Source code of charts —
┏━━
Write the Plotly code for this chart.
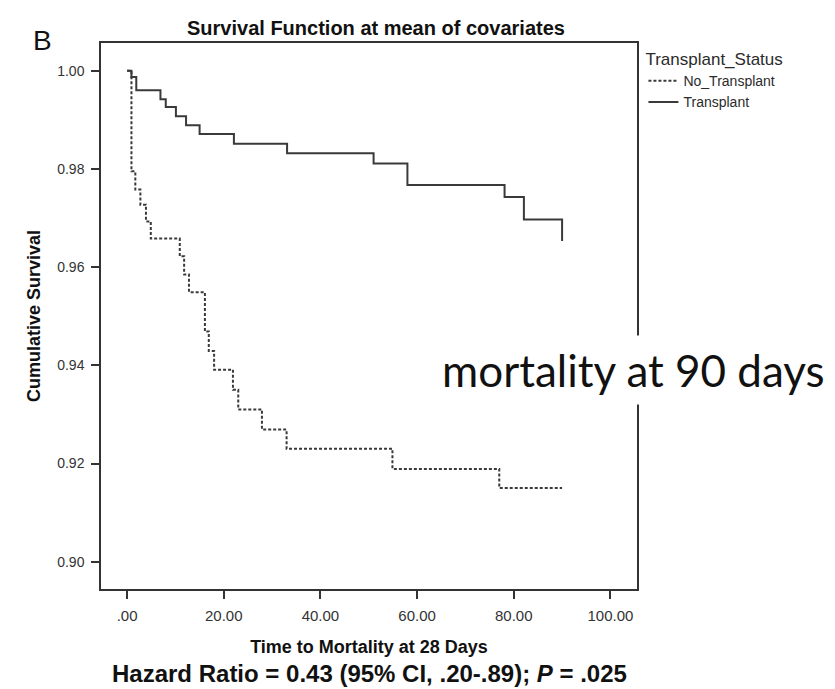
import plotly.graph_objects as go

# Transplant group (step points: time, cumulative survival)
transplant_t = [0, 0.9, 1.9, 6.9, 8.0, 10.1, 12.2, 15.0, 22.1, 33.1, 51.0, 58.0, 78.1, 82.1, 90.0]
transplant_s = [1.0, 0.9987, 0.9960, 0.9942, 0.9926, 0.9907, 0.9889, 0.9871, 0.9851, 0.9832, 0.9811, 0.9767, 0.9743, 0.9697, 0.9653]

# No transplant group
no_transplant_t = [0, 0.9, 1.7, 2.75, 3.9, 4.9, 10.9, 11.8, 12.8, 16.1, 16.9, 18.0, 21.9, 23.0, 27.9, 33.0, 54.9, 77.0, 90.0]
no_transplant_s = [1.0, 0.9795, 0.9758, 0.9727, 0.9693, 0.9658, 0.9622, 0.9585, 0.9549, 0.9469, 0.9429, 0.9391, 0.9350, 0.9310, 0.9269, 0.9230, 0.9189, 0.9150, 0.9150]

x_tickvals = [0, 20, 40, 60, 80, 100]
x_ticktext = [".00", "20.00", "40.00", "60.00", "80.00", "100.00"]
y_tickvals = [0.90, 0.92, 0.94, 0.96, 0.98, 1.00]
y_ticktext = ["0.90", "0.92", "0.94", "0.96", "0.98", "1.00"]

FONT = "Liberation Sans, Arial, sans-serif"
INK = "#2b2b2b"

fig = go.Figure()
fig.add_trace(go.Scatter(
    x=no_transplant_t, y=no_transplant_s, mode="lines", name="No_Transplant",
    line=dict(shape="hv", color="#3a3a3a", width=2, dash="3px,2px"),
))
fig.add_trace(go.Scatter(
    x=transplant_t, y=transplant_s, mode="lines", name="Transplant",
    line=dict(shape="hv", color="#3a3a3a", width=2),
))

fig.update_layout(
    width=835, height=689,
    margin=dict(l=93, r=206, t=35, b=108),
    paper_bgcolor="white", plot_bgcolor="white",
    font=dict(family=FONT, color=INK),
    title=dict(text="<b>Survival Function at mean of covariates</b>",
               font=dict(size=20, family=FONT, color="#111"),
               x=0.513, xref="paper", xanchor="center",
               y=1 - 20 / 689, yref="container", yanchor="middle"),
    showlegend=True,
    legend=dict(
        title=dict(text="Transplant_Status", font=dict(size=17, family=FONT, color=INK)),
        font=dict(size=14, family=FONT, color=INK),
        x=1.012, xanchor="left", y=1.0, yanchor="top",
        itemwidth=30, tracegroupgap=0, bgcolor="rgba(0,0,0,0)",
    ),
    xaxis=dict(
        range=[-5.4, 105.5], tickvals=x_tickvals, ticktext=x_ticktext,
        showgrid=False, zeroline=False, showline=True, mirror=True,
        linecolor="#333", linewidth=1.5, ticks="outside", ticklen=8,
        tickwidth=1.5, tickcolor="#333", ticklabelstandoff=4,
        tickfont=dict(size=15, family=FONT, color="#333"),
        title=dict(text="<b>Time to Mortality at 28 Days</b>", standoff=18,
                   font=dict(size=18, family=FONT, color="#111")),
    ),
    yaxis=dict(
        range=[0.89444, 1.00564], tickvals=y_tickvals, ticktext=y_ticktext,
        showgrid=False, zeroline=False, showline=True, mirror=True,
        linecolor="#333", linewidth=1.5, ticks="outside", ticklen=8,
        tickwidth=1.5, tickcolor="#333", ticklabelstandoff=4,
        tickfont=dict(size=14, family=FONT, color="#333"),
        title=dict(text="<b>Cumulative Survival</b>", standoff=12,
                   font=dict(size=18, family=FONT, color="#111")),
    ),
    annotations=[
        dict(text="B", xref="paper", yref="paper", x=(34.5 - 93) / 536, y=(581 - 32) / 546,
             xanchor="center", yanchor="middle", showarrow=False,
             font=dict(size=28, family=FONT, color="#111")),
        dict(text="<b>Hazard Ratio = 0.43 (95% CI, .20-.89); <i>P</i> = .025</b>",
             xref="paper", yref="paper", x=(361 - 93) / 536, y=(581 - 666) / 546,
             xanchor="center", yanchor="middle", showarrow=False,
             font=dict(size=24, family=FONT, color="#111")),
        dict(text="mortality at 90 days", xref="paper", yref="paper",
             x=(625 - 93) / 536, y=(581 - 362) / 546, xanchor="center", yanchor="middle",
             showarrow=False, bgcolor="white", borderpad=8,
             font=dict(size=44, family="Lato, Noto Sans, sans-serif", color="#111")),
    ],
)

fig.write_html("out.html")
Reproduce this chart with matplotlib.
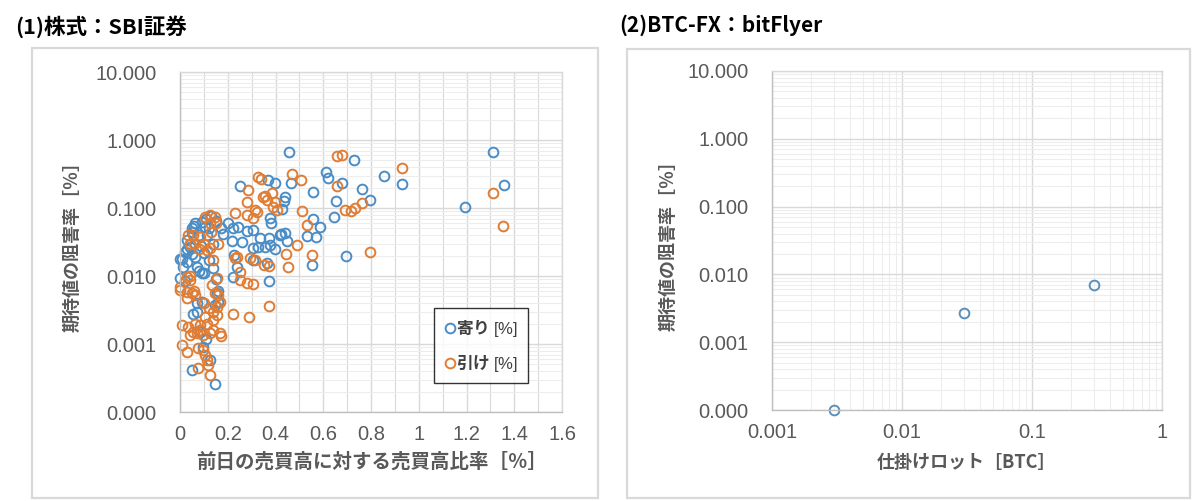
┗━━
Task description — Write out an exact copy of the listing, first line through the line containing "import plotly.graph_objects as go", with the pictures left out.

Final result —
Write the Plotly code for this chart.
import plotly.graph_objects as go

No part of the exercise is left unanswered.